>> BEGIN DATA SECTION

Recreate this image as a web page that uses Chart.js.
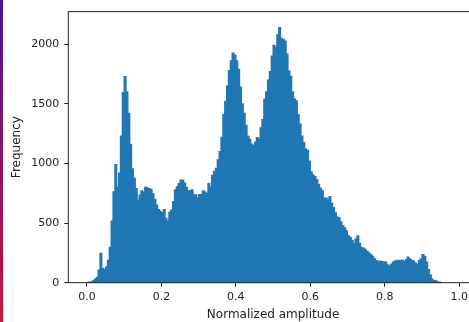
<!DOCTYPE html>
<html>
<head>
<meta charset="utf-8">
<script src="https://cdn.jsdelivr.net/npm/chart.js@4"></script>
<style>
  html, body { margin:0; padding:0; background:#fff; overflow:hidden; }
  #wrap { position:relative; width:480px; height:322px; }
  #strip { position:absolute; left:0; top:0; width:3px; height:322px;
           background:linear-gradient(#4a1690, #c8143a); z-index:2; }
</style>
</head>
<body>
<div id="wrap">
  <div id="strip"></div>
  <canvas id="hist"></canvas>
</div>
<script>
/* histogram */
const BIN_START = 0;
const BIN_WIDTH = 0.005;
const counts = [
  0, 3, 8, 15, 30, 45, 105, 247, 120, 110,
  130, 187, 297, 517, 762, 990, 805, 920, 1230, 1595,
  1728, 1600, 1420, 1160, 956, 875, 790, 690, 735, 770,
  760, 800, 795, 790, 780, 745, 700, 650, 613, 599,
  585, 613, 540, 517, 590, 610, 680, 778, 805, 832,
  860, 860, 835, 800, 770, 770, 778, 737, 737, 709,
  740, 740, 770, 760, 750, 832, 805, 900, 935, 960,
  1030, 1100, 1220, 1410, 1520, 1650, 1780, 1860, 1925, 1910,
  1860, 1790, 1640, 1500, 1420, 1320, 1230, 1203, 1162, 1149,
  1180, 1217, 1203, 1299, 1368, 1540, 1600, 1700, 1770, 1900,
  1990, 1973, 2080, 2140, 2050, 2041, 2027, 1917, 1775, 1730,
  1600, 1540, 1525, 1410, 1330, 1230, 1176, 1121, 1110, 1020,
  930, 905, 890, 865, 825, 791, 770, 709, 709, 695,
  723, 667, 630, 585, 550, 544, 510, 478, 461, 434,
  393, 380, 355, 324, 366, 393, 330, 297, 290, 280,
  262, 250, 235, 220, 200, 185, 175, 181, 178, 173,
  173, 150, 140, 154, 173, 181, 187, 185, 187, 187,
  179, 193, 214, 201, 187, 181, 165, 154, 185, 200,
  236, 220, 173, 110, 63, 30, 18, 15, 5, 3
];
const xTicks = [0, 0.2, 0.4, 0.6, 0.8, 1.0];
const yTicks = [0, 500, 1000, 1500, 2000];

const X_MIN = -0.05, X_MAX = 1.05;
const Y_MAX = 2274;
const BAR = "#1f77b4";
const INK = "#222";
const FONT = "'DejaVu Sans', sans-serif";

// bars sit centred on each bin
const points = counts.map((c, i) => ({ x: BIN_START + (i + 0.5) * BIN_WIDTH, y: c }));

// matplotlib style box round the axes
const frame = {
  id: "frame",
  afterDraw(c) {
    const a = c.chartArea, g = c.ctx;
    g.save();
    g.strokeStyle = INK;
    g.lineWidth = 1;
    g.strokeRect(a.left, a.top, a.right - a.left, a.bottom - a.top);
    g.restore();
  }
};

new Chart(document.getElementById("hist"), {
  type: "bar",
  data: {
    datasets: [{
      data: points,
      backgroundColor: BAR,
      borderWidth: 0,
      inflateAmount: 0.6,
      barPercentage: 1,
      categoryPercentage: 1
    }]
  },
  options: {
    responsive: true,
    maintainAspectRatio: false,
    animation: false,
    layout: { padding: { top: 6.7, right: 2.1, bottom: 0, left: 0 } },
    plugins: { legend: { display: false }, tooltip: { enabled: false } },
    scales: {
      x: {
        type: "linear",
        min: X_MIN, max: X_MAX,
        offset: false,
        afterBuildTicks: s => { s.ticks = xTicks.map(v => ({ value: v })); },
        afterFit: s => { s.height = 39.3; },
        grid: { display: true, offset: false, drawOnChartArea: false, drawTicks: true, tickLength: 4, color: INK },
        border: { display: false },
        ticks: { color: INK, font: { family: FONT, size: 11 }, padding: 4,
                 maxRotation: 0, autoSkip: false, callback: v => v.toFixed(1) },
        title: { display: true, text: "Normalized amplitude", color: INK,
                 font: { family: FONT, size: 12 }, padding: { top: 0, bottom: 0 } }
      },
      y: {
        min: 0, max: Y_MAX,
        afterBuildTicks: s => { s.ticks = yTicks.map(v => ({ value: v })); },
        afterFit: s => { s.width = 68.3; },
        grid: { display: true, drawOnChartArea: false, drawTicks: true, tickLength: 4, color: INK },
        border: { display: false },
        ticks: { color: INK, font: { family: FONT, size: 11 }, padding: 5,
                 callback: v => String(v) },
        title: { display: true, text: "Frequency", color: INK,
                 font: { family: FONT, size: 12 }, padding: { top: 9.5, bottom: 0 } }
      }
    }
  },
  plugins: [frame]
});
</script>
</body>
</html>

>> END DATA SECTION

**SHORT TASK:** All of the material above is to be copied exactly, except for its images.

**SOLUTION TO THE PROBLEM:**
Recreate this image as a web page that uses Chart.js.
<!DOCTYPE html>
<html>
<head>
<meta charset="utf-8">
<script src="https://cdn.jsdelivr.net/npm/chart.js@4"></script>
<style>
  html, body { margin:0; padding:0; background:#fff; overflow:hidden; }
  #wrap { position:relative; width:480px; height:322px; }
  #strip { position:absolute; left:0; top:0; width:3px; height:322px;
           background:linear-gradient(#4a1690, #c8143a); z-index:2; }
</style>
</head>
<body>
<div id="wrap">
  <div id="strip"></div>
  <canvas id="hist"></canvas>
</div>
<script>
/* histogram */
const BIN_START = 0;
const BIN_WIDTH = 0.005;
const counts = [
  0, 3, 8, 15, 30, 45, 105, 247, 120, 110,
  130, 187, 297, 517, 762, 990, 805, 920, 1230, 1595,
  1728, 1600, 1420, 1160, 956, 875, 790, 690, 735, 770,
  760, 800, 795, 790, 780, 745, 700, 650, 613, 599,
  585, 613, 540, 517, 590, 610, 680, 778, 805, 832,
  860, 860, 835, 800, 770, 770, 778, 737, 737, 709,
  740, 740, 770, 760, 750, 832, 805, 900, 935, 960,
  1030, 1100, 1220, 1410, 1520, 1650, 1780, 1860, 1925, 1910,
  1860, 1790, 1640, 1500, 1420, 1320, 1230, 1203, 1162, 1149,
  1180, 1217, 1203, 1299, 1368, 1540, 1600, 1700, 1770, 1900,
  1990, 1973, 2080, 2140, 2050, 2041, 2027, 1917, 1775, 1730,
  1600, 1540, 1525, 1410, 1330, 1230, 1176, 1121, 1110, 1020,
  930, 905, 890, 865, 825, 791, 770, 709, 709, 695,
  723, 667, 630, 585, 550, 544, 510, 478, 461, 434,
  393, 380, 355, 324, 366, 393, 330, 297, 290, 280,
  262, 250, 235, 220, 200, 185, 175, 181, 178, 173,
  173, 150, 140, 154, 173, 181, 187, 185, 187, 187,
  179, 193, 214, 201, 187, 181, 165, 154, 185, 200,
  236, 220, 173, 110, 63, 30, 18, 15, 5, 3
];
const xTicks = [0, 0.2, 0.4, 0.6, 0.8, 1.0];
const yTicks = [0, 500, 1000, 1500, 2000];

const X_MIN = -0.05, X_MAX = 1.05;
const Y_MAX = 2274;
const BAR = "#1f77b4";
const INK = "#222";
const FONT = "'DejaVu Sans', sans-serif";

// bars sit centred on each bin
const points = counts.map((c, i) => ({ x: BIN_START + (i + 0.5) * BIN_WIDTH, y: c }));

// matplotlib style box round the axes
const frame = {
  id: "frame",
  afterDraw(c) {
    const a = c.chartArea, g = c.ctx;
    g.save();
    g.strokeStyle = INK;
    g.lineWidth = 1;
    g.strokeRect(a.left, a.top, a.right - a.left, a.bottom - a.top);
    g.restore();
  }
};

new Chart(document.getElementById("hist"), {
  type: "bar",
  data: {
    datasets: [{
      data: points,
      backgroundColor: BAR,
      borderWidth: 0,
      inflateAmount: 0.6,
      barPercentage: 1,
      categoryPercentage: 1
    }]
  },
  options: {
    responsive: true,
    maintainAspectRatio: false,
    animation: false,
    layout: { padding: { top: 6.7, right: 2.1, bottom: 0, left: 0 } },
    plugins: { legend: { display: false }, tooltip: { enabled: false } },
    scales: {
      x: {
        type: "linear",
        min: X_MIN, max: X_MAX,
        offset: false,
        afterBuildTicks: s => { s.ticks = xTicks.map(v => ({ value: v })); },
        afterFit: s => { s.height = 39.3; },
        grid: { display: true, offset: false, drawOnChartArea: false, drawTicks: true, tickLength: 4, color: INK },
        border: { display: false },
        ticks: { color: INK, font: { family: FONT, size: 11 }, padding: 4,
                 maxRotation: 0, autoSkip: false, callback: v => v.toFixed(1) },
        title: { display: true, text: "Normalized amplitude", color: INK,
                 font: { family: FONT, size: 12 }, padding: { top: 0, bottom: 0 } }
      },
      y: {
        min: 0, max: Y_MAX,
        afterBuildTicks: s => { s.ticks = yTicks.map(v => ({ value: v })); },
        afterFit: s => { s.width = 68.3; },
        grid: { display: true, drawOnChartArea: false, drawTicks: true, tickLength: 4, color: INK },
        border: { display: false },
        ticks: { color: INK, font: { family: FONT, size: 11 }, padding: 5,
                 callback: v => String(v) },
        title: { display: true, text: "Frequency", color: INK,
                 font: { family: FONT, size: 12 }, padding: { top: 9.5, bottom: 0 } }
      }
    }
  },
  plugins: [frame]
});
</script>
</body>
</html>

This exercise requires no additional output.